Canard confit et foie gras

    • On cherche des notes de noix, de sherry, de pralin. La région de prédilection sera le triangle d’or du whisky, le Speyside qui concentre le plus grand nombre de distilleries en Ecosse et qui produit en général des whiskys ronds et doux qui s’accorderont parfaitement avec un confit de canard ou un foie gras. Parmi les très nombreuses marques de cette région, on peut citer Glenfarclas, The Balvenie, Cardhu ou The Macallan.

Pour en mettre plein la vue à vos convives, Eric Boschman nous suggère carrément de servir le whisky congelé avec un foie gras grillé.
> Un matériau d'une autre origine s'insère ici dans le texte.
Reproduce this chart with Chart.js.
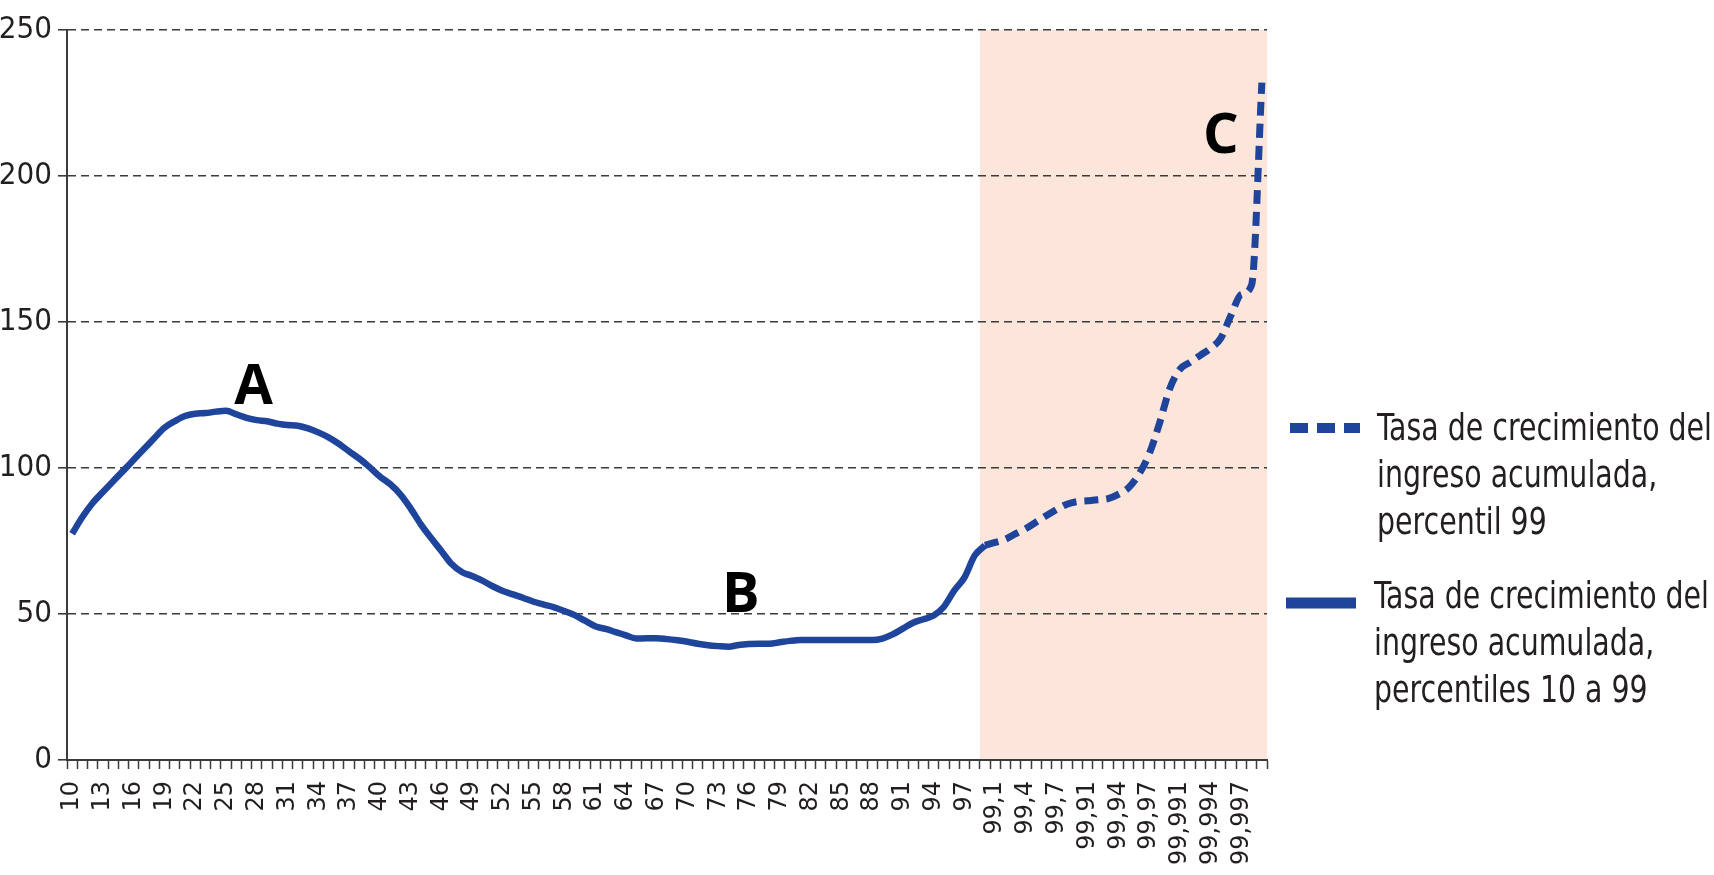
<!DOCTYPE html>
<html lang="es">
<head>
<meta charset="utf-8">
<title>Tasa de crecimiento del ingreso acumulada</title>
<script src="https://cdn.jsdelivr.net/npm/chart.js@4.4.1/dist/chart.umd.min.js"></script>
<style>
  html, body { margin: 0; padding: 0; background: #fff; }
  #wrap { position: relative; width: 1714px; height: 875px; }
</style>
</head>
<body>
<div id="wrap"><canvas id="grafico"></canvas></div>
<script>
// ── Datos ─────────────────────────────────────────────────────────────────────
const PERCENTILES = [
  '10', '11', '12', '13', '14', '15', '16', '17', '18', '19',
  '20', '21', '22', '23', '24', '25', '26', '27', '28', '29',
  '30', '31', '32', '33', '34', '35', '36', '37', '38', '39',
  '40', '41', '42', '43', '44', '45', '46', '47', '48', '49',
  '50', '51', '52', '53', '54', '55', '56', '57', '58', '59',
  '60', '61', '62', '63', '64', '65', '66', '67', '68', '69',
  '70', '71', '72', '73', '74', '75', '76', '77', '78', '79',
  '80', '81', '82', '83', '84', '85', '86', '87', '88', '89',
  '90', '91', '92', '93', '94', '95', '96', '97', '98', '99',
  '99,1', '99,2', '99,3', '99,4', '99,5', '99,6', '99,7', '99,8', '99,9',
  '99,91', '99,92', '99,93', '99,94', '99,95', '99,96', '99,97', '99,98', '99,99',
  '99,991', '99,992', '99,993', '99,994', '99,995', '99,996', '99,997', '99,998', '99,999'
]

// percentiles 10 a 99 (línea continua)
const TASA_P10_P99 = [
  77.5, 83.2, 88.0, 91.8, 95.5, 99.1, 102.8, 106.5, 110.2, 113.8,
  116.0, 117.8, 118.6, 118.8, 119.3, 119.6, 118.4, 117.2, 116.4, 116.0,
  115.2, 114.7, 114.5, 113.6, 112.2, 110.5, 108.3, 105.7, 103.2, 100.3,
  97.1, 94.5, 91.0, 86.2, 80.7, 76.0, 71.6, 67.1, 64.4, 63.0,
  61.4, 59.5, 57.9, 56.7, 55.5, 54.2, 53.2, 52.3, 51.0, 49.6,
  47.7, 45.8, 44.9, 43.8, 42.7, 41.6, 41.7, 41.7, 41.4, 41.0,
  40.5, 39.8, 39.3, 39.0, 38.8, 39.4, 39.7, 39.8, 39.8, 40.3,
  40.8, 41.1, 41.1, 41.1, 41.1, 41.1, 41.1, 41.1, 41.1, 41.6,
  43.0, 45.0, 47.0, 48.2, 49.5, 52.5, 58.0, 62.5, 70.0, 73.5
]

// percentil 99 desagregado, desde '99' hasta '99,999' (línea discontinua)
const TASA_P99 = [
  73.5, 74.5, 75.6, 77.5, 79.3, 81.5, 83.7, 85.8, 87.6, 88.5,
  88.8, 89.1, 89.5, 91.0, 93.2, 97.8, 104.7, 115.1, 127.0, 133.8,
  136.2, 138.6, 141.0, 144.5, 152.4, 159.5, 162.7, 232.0
]

const INICIO_P99 = '99'
const Y_TICKS = [0, 50, 100, 150, 200, 250]

const LEYENDA = [
  ['Tasa de crecimiento del', 'ingreso acumulada,', 'percentil 99'],
  ['Tasa de crecimiento del', 'ingreso acumulada,', 'percentiles 10 a 99']
]

// letras de referencia: posición en índice de categoría y valor del eje
const MARCAS = ['A', 'B', 'C']
const MARCAS_X = [17.7, 65.2, 112.0]
const MARCAS_Y = [122, 50.8, 207.8]

// ── Estilo ────────────────────────────────────────────────────────────────────
const AZUL = '#1f449b'
const TEXTO = '#231f20'
const GRIS = '#3b3b3b'
const SOMBRA = '#fce6dc'
const NARROW = '"Liberation Sans Narrow", "DejaVu Sans Condensed", "Liberation Sans", sans-serif'

const inicioTop = PERCENTILES.indexOf(INICIO_P99)
const serieBase = PERCENTILES.map((_, i) => i < TASA_P10_P99.length ? TASA_P10_P99[i] : null)
const serieTop = PERCENTILES.map((_, i) => i >= inicioTop ? TASA_P99[i - inicioTop] : null)

// ── Plugins ───────────────────────────────────────────────────────────────────
const zonaP99 = {
  id: 'zonaP99',
  beforeDraw(chart) {
    const { ctx, chartArea, scales: { x } } = chart
    const desde = x.getPixelForValue(inicioTop - 0.5)
    ctx.save()
    ctx.fillStyle = SOMBRA
    ctx.fillRect(desde, chartArea.top, chartArea.right - desde, chartArea.bottom - chartArea.top)
    ctx.restore()
  }
}

const letras = {
  id: 'letras',
  afterDatasetsDraw(chart) {
    const { ctx, scales: { x, y } } = chart
    ctx.save()
    ctx.font = 'bold 56px "Open Sans", "Liberation Sans", sans-serif'
    ctx.fillStyle = '#000'
    ctx.textAlign = 'center'
    ctx.textBaseline = 'alphabetic'
    MARCAS.forEach((m, k) => ctx.fillText(m, x.getPixelForValue(MARCAS_X[k]), y.getPixelForValue(MARCAS_Y[k])))
    ctx.restore()
  }
}

const leyenda = {
  id: 'leyenda',
  afterDraw(chart) {
    const { ctx, chartArea } = chart
    const r = chartArea.right
    const filas = [
      { y: 428, x0: r + 23, x1: r + 93, tx: r + 110, base: 440, dash: [18, 9], w: 10 },
      { y: 603, x0: r + 19, x1: r + 89, tx: r + 107, base: 607.5, dash: [], w: 11 }
    ]
    ctx.save()
    ctx.font = '38px ' + NARROW
    const f = Math.min(1, 335 / ctx.measureText(LEYENDA[0][0]).width)
    filas.forEach((fila, k) => {
      ctx.strokeStyle = AZUL
      ctx.lineWidth = fila.w
      ctx.lineCap = 'butt'
      ctx.setLineDash(fila.dash)
      ctx.beginPath()
      ctx.moveTo(fila.x0, fila.y)
      ctx.lineTo(fila.x1, fila.y)
      ctx.stroke()
      ctx.setLineDash([])
      ctx.fillStyle = TEXTO
      ctx.textBaseline = 'alphabetic'
      LEYENDA[k].forEach((linea, j) => {
        ctx.save()
        ctx.translate(fila.tx, fila.base + j * 47)
        ctx.scale(f, 1)
        ctx.fillText(linea, 0, 0)
        ctx.restore()
      })
    })
    ctx.restore()
  }
}

// ── Gráfico ───────────────────────────────────────────────────────────────────
new Chart(document.getElementById('grafico'), {
  type: 'line',
  data: {
    labels: PERCENTILES,
    datasets: [
      {
        label: LEYENDA[1].join(' '),
        data: serieBase,
        borderColor: AZUL,
        borderWidth: 6.5,
        pointRadius: 0,
        cubicInterpolationMode: 'monotone',
        borderJoinStyle: 'round'
      },
      {
        label: LEYENDA[0].join(' '),
        data: serieTop,
        borderColor: AZUL,
        borderWidth: 7,
        borderDash: [14, 8],
        pointRadius: 0,
        cubicInterpolationMode: 'monotone'
      }
    ]
  },
  options: {
    responsive: true,
    maintainAspectRatio: false,
    animation: false,
    layout: { padding: { left: 0, right: 447, top: 30, bottom: 0 } },
    plugins: {
      legend: { display: false },
      tooltip: { enabled: false }
    },
    scales: {
      x: {
        offset: true,
        grid: { offset: true, drawOnChartArea: false, tickLength: 9, tickColor: GRIS, tickWidth: 1.5 },
        border: { color: GRIS, width: 2 },
        ticks: {
          autoSkip: false,
          minRotation: 90,
          maxRotation: 90,
          padding: 12,
          color: TEXTO,
          font: { family: '"DejaVu Sans", sans-serif', size: 24 },
          callback: (v, i) => i % 3 === 0 ? PERCENTILES[i] : ''
        },
        afterFit: s => { s.height = 115 }
      },
      y: {
        min: 0,
        max: 250,
        afterBuildTicks: s => { s.ticks = Y_TICKS.map(v => ({ value: v })) },
        grid: { color: GRIS, lineWidth: 1.6, tickLength: 9, tickColor: GRIS, tickWidth: 1.6 },
        border: { color: GRIS, width: 2, dash: [8, 5] },
        ticks: {
          padding: 6,
          color: TEXTO,
          font: { family: NARROW, size: 31 }
        },
        afterFit: s => { s.width = 67 }
      }
    }
  },
  plugins: [zonaP99, letras, leyenda]
})
</script>
</body>
</html>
Pour cela, prenez un whisky au taux d’alcool faible, plutôt fruité, mettez les verres au congélateur pendant 24h (il faut descendre à -20° C pour qu’un whisky à 40° commence à se solidifier) et servez en accompagnement. Le whisky froid et sirupeux peut encore se boire, mais c’est seulement quand vous l’aurez avalé et donc réchauffé qu’une douce sensation de chaleur vous envahira et que les arômes referont surface. A essayer !

Cuisine asiatique

    • Sur certains plats de la cuisine asiatique, particulièrement la cuisine thaïe ou indienne, sur des plats au curry par exemple, certains whiskys aux notes évoquant les vins jaunes du Jura seront à leur aise. Par exemple les whiskies très typés de Brora et d’une manière générale la plupart de ceux produits sur l’île d’Islay qui ont souvent un caractère affirmé capable de résister aux épices, comme Ardberg, Bunnahabhain, Lagavulin, Laphroaig ou le rare Port Charlotte.